The Bernard and Audre Rapoport Center for Human Rights and Justice was created in 2004, thanks to a generous gift by the Bernard and Audre Rapoport Foundation. The Rapoport Center is committed to interdisciplinarity. Lawyers and law students work side by side with scholars and practitioners across disciplines that include anthropology, sociology, government, literature, fine arts, and public policy. The Center’s motto is “Partners for Change at the Intersection of Academics and Advocacy,” representing its unique position as an academic center that not only works across disciplines, but also collaborates with communities outside the academy with the aim of producing innovative and enduring change in the lives of marginalized individuals and groups.
The Rapoport Center has, over the years, developed a number of exhibitions of archives of human rights lawyers and activists. In addition to the websites below, the Rapoport Center was instrumental in securing, developing, and promoting the Digital Archive of the Guatemala National Police Historical Archive.

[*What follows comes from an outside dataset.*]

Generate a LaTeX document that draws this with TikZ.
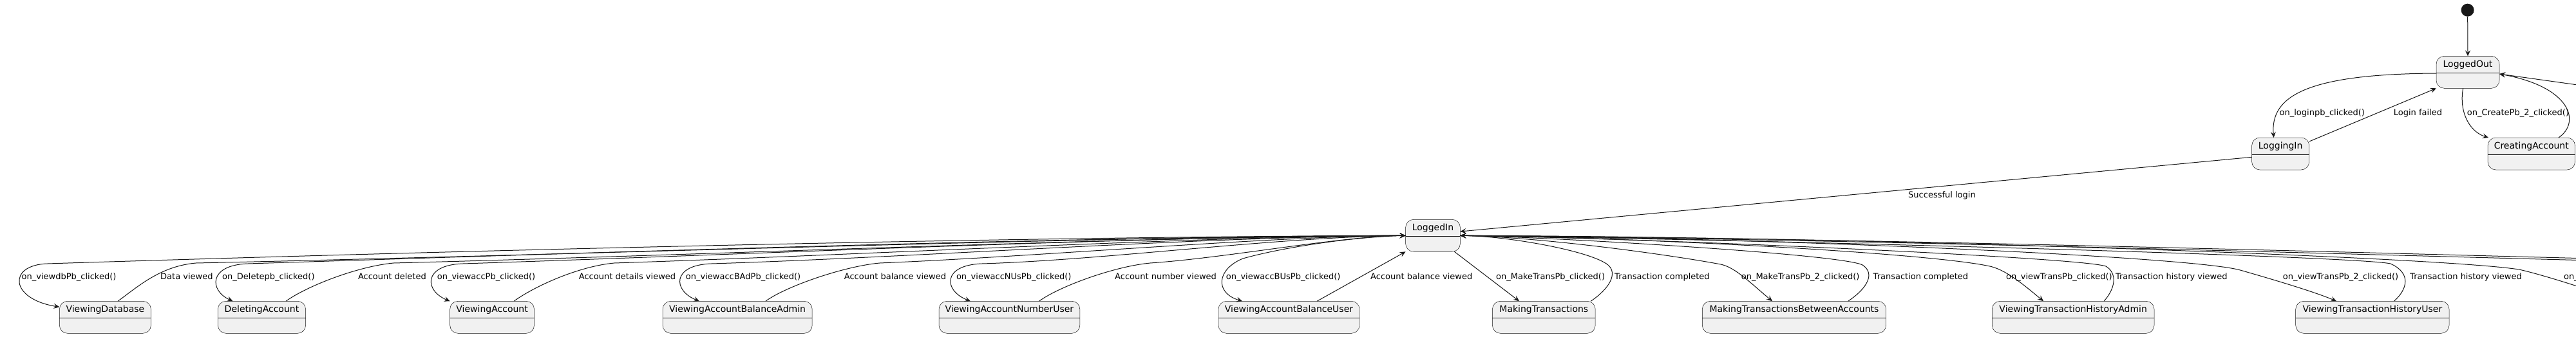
\documentclass[tikz,border=0pt]{standalone}
\usepackage{fontspec}
\setmainfont{DejaVu Sans}
\usetikzlibrary{arrows.meta}
\definecolor{c18}{HTML}{181818}
\definecolor{stfill}{HTML}{F1F1F1}
\tikzset{
 stbox/.style={draw=c18, line width=0.5pt, fill=stfill, rounded corners=12.5pt, minimum height=50pt, inner sep=0pt, outer sep=0pt},
 stname/.style={anchor=base, inner sep=0pt, font=\fontsize{14}{16}\selectfont, text=black},
 stdiv/.style={draw=c18, line width=0.5pt},
 elabel/.style={anchor=base west, inner sep=0pt, font=\fontsize{13}{15}\selectfont, text=black},
 trans/.style={draw=c18, line width=1pt, -{Stealth[length=9pt,width=8pt,inset=3.5pt]}},
 initdot/.style={circle, fill=c18, minimum size=20pt, inner sep=0pt},
}
\newcommand\umlstate[5]{%
  \node[stbox, minimum width={(#3)-(#2)}] (#1) at ({((#2)+(#3))/2},{(#4)+25}) {};
  \node[stname] (#1-name) at ([yshift=-17.5pt]#1.north) {#5};
  \draw[stdiv] ([yshift=-26pt]#1.north west) -- ([yshift=-26pt]#1.north east);
}
\begin{document}
\begin{tikzpicture}[x=1pt,y=-1pt]
\useasboundingbox (0,0) rectangle (4000,523);
\fill[white] (0,0) rectangle (4000,523);
\clip (0,0) rectangle (4000,523);

% states
\node[initdot] (init) at (3831.6,15.7) {};
\umlstate{LO}{3783}{3881}{87.3}{LoggedOut}
\umlstate{LGI}{3496.6}{3585.7}{214}{LoggingIn}
\umlstate{CA}{3863}{3998.5}{214}{CreatingAccount}
\umlstate{LI}{2182.6}{2267.4}{341.3}{LoggedIn}
\umlstate{VD}{92.4}{234.4}{468.3}{ViewingDatabase}
\umlstate{DA}{338.4}{474.6}{468.3}{DeletingAccount}
\umlstate{VA}{698.7}{829.5}{468.3}{ViewingAccount}
\umlstate{VABA}{1029}{1261.2}{468.3}{ViewingAccountBalanceAdmin}
\umlstate{VANU}{1458}{1676.8}{468.3}{ViewingAccountNumberUser}
\umlstate{VABU}{1892}{2111}{468.3}{ViewingAccountBalanceUser}
\umlstate{MT}{2317.4}{2477.2}{468.3}{MakingTransactions}
\umlstate{MTBA}{2643.3}{2928.6}{468.3}{MakingTransactionsBetweenAccounts}
\umlstate{VTHA}{3093.3}{3345}{468.3}{ViewingTransactionHistoryAdmin}
\umlstate{VTHU}{3564.7}{3803}{468.3}{ViewingTransactionHistoryUser}

% off-picture ends
\coordinate (offA) at (4060,465);
\coordinate (offB) at (4100,404);
\coordinate (offC) at (4100,407);
\coordinate (offD) at (4100,145.7);

% top part
\draw[trans] (init) -- (LO.north);
\draw[trans] ([yshift=-1.7pt]LO.west) .. controls (3580,115) and (3525,150) .. ([xshift=34pt]LGI.north west);
\draw[trans] ([yshift=-6pt]LGI.north east) -- (LO.south west);
\draw[trans] ([xshift=-7.4pt]LO.south) .. controls (3818,175) and (3835,205) .. ([xshift=1pt]CA.north west);
\draw[trans] ([xshift=-25.5pt]CA.north east) .. controls (4008,190) and (3992,135) .. ([yshift=-2.7pt]LO.east);
\draw[trans] (offD) -- ([yshift=-2.7pt]LO.east);
\draw[trans] ([yshift=-5.3pt]LGI.west) -- ([yshift=6.3pt]LI.east);

% left forward
\draw[trans] (LI.west) .. controls (1550,368) and (706,390) .. (73.5,410) .. controls (11.5,412) and (15,465) .. ([yshift=-9pt]VD.north west);
\draw[trans] (LI.west) .. controls (1643,368) and (924,393) .. (385,410) .. controls (323,412) and (325,452) .. ([xshift=23.2pt]DA.north west);
\draw[trans] (LI.west) .. controls (1743,368) and (1158,396) .. (718.6,410) .. controls (656.6,412) and (658.6,452) .. (VA.north west);
\draw[trans] (LI.west) .. controls (1859,368) and (1428,400) .. (1104.7,410) .. controls (1042.7,412) and (1044.7,452) .. ([xshift=57pt]VABA.north west);
\draw[trans] (LI.west) .. controls (1985,368) and (1722,404) .. (1524.8,410) .. controls (1462.8,412) and (1464.8,452) .. ([xshift=49pt]VANU.north west);
\draw[trans] (LI.west) .. controls (2100,368) and (1990,385) .. (1930,402) .. controls (1890,418) and (1885,455) .. ([xshift=37pt]VABU.north west);

% left return
\draw[trans] ([xshift=90.6pt]VD.north west) .. controls (215,445) and (249,414) .. (304,409) .. controls (867.6,397) and (1713,367) .. (LI.west);
\draw[trans] ([xshift=105.6pt]DA.north west) .. controls (476,445) and (555.8,414) .. (610.8,409) .. controls (1082.3,397) and (1789.6,367) .. (LI.west);
\draw[trans] ([xshift=99.3pt]VA.north west) .. controls (830,445) and (898.7,414) .. (953.7,409) .. controls (1322.4,397) and (1875.4,367) .. (LI.west);
\draw[trans] ([xshift=159.8pt]VABA.north west) .. controls (1220.8,445) and (1310.7,414) .. (1365.7,409) .. controls (1610.8,399) and (1978.4,367) .. (LI.west);
\draw[trans] ([xshift=155.4pt]VANU.north west) .. controls (1645.4,445) and (1731,414) .. (1786,409) .. controls (1905,401) and (2083.4,367) .. (LI.west);
\draw[trans] ([xshift=153pt]VABU.north west) -- (LI.south west);

% right side
\draw[trans] ([xshift=-9pt]LI.south east) -- ([xshift=41.6pt]MT.north west);
\draw[trans] ([xshift=-7pt]MT.north east) .. controls (2500,448) and (2512,425) .. (2497,412) .. controls (2470,390) and (2340,367) .. (LI.east);
\draw[trans] (LI.east) .. controls (2390,368) and (2592,396) .. (2672,411) .. controls (2695,416) and (2718,440) .. ([xshift=108.7pt]MTBA.north west);
\draw[trans] ([xshift=-59pt]MTBA.north east) .. controls (2900,448) and (2912,425) .. (2892,412) .. controls (2860,395) and (2400,368) .. (LI.east);
\draw[trans] (LI.east) .. controls (2520,368) and (3000,393) .. (3092,414.5) .. controls (3117,421) and (3145,445) .. ([xshift=79.7pt]VTHA.north west);
\draw[trans] ([xshift=-78pt]VTHA.north east) .. controls (3285,448) and (3288,425) .. (3270,414) .. controls (3230,400) and (2550,370) .. (LI.east);
\draw[trans] (LI.east) .. controls (2700,368) and (3400,398) .. (3478.6,420) .. controls (3510,429) and (3590,452) .. ([xshift=63.3pt]VTHU.north west);
\draw[trans] ([xshift=-85.6pt]VTHU.north east) .. controls (3738,450) and (3745,425) .. (3712,410) .. controls (3660,398) and (2700,372) .. (LI.east);
\draw[trans] (LI.east) .. controls (2900,368) and (3800,400) .. (3913,419.3) .. controls (3950,428) and (4010,447) .. (offA);
\draw[trans] (offB) .. controls (3700,394) and (2900,370) .. (LI.east);
\draw[trans] (LI.east) .. controls (2900,372) and (3700,397) .. (offC);

% labels
\node[elabel] (t1) at (3539.4,179.5) {on\_loginpb\_clicked()};
\node[elabel] (t2) at (3716.6,179.5) {Login failed};
\node[elabel] (t3) at (3830.6,179.5) {on\_CreatePb\_2\_clicked()};
\node[elabel] (t4) at (2963,307.3) {Successful login};

\node[elabel] (b1) at (33.5,434) {on\_viewdbPb\_clicked()};
\node[elabel] (b2) at (249,434) {Data viewed};
\node[elabel] (b3) at (345,434) {on\_Deletepb\_clicked()};
\node[elabel] (b4) at (555.8,434) {Account deleted};
\node[elabel] (b5) at (678.6,434) {on\_viewaccPb\_clicked()};
\node[elabel] (b6) at (898.7,434) {Account details viewed};
\node[elabel] (b7) at (1064.7,434) {on\_viewaccBAdPb\_clicked()};
\node[elabel] (b8) at (1310.7,434) {Account balance viewed};
\node[elabel] (b9) at (1484.8,434) {on\_viewaccNUsPb\_clicked()};
\node[elabel] (b10) at (1731,434) {Account number viewed};
\node[elabel] (b11) at (1903.6,434) {on\_viewaccBUsPb\_clicked()};
\node[elabel] (b12) at (2128,434) {Account balance viewed};
\node[elabel] (b13) at (2323,434) {on\_MakeTransPb\_clicked()};
\node[elabel] (b14) at (2507,434) {Transaction completed};
\node[elabel] (b15) at (2703.6,434) {on\_MakeTransPb\_2\_clicked()};
\node[elabel] (b16) at (2908.5,434) {Transaction completed};
\node[elabel] (b17) at (3115,434) {on\_viewTransPb\_clicked()};
\node[elabel] (b18) at (3284.8,434) {Transaction history viewed};
\node[elabel] (b19) at (3544.6,434) {on\_viewTransPb\_2\_clicked()};
\node[elabel] (b20) at (3742,434) {Transaction history viewed};
\node[elabel] (b21) at (3980.8,434) {on\_};
\end{tikzpicture}
\end{document}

This website offers a glimpse of Frances Tarlton “Sissy” Farenthold (1926-2001) and her work advocating as both a politician and grassroots activist for peace, social justice, and human rights. It showcases a variety of archival materials from her papers housed at the Dolph Briscoe Center for American History. It also features four original short films, using the archives as well as many hours of interviews the Rapoport Center conducted with Farenthold and some of the people with whom she worked over the years. Additional collection items can be found at the Briscoe Center.
George Lister (1913-2004) served as a diplomat at the U.S. Department of State for more than 60 years, from 1941 to 2003. This web site features selections from his archives and from videotaped interviews the Rapoport Center conducted in 2006 with his friends and colleagues, covering his work in Italy, Chile, Central America, and Korea, as well as his diplomatic style and human rights legacy. Lister's complete papers are housed at the Nettie Lee Benson Latin American Collection.
This website covers Michael E. Tigar’s career and life as a a human rights lawyer, teacher, scholar, journalist, and playwright. It is organized around a digital collection of papers he donated to the Bernard and Audre Rapoport Center for Human Rights and Justice and the Dolph Briscoe Center for American History. Additional collection items donated by Tigar, including oral history recordings, can be found at the Briscoe Center.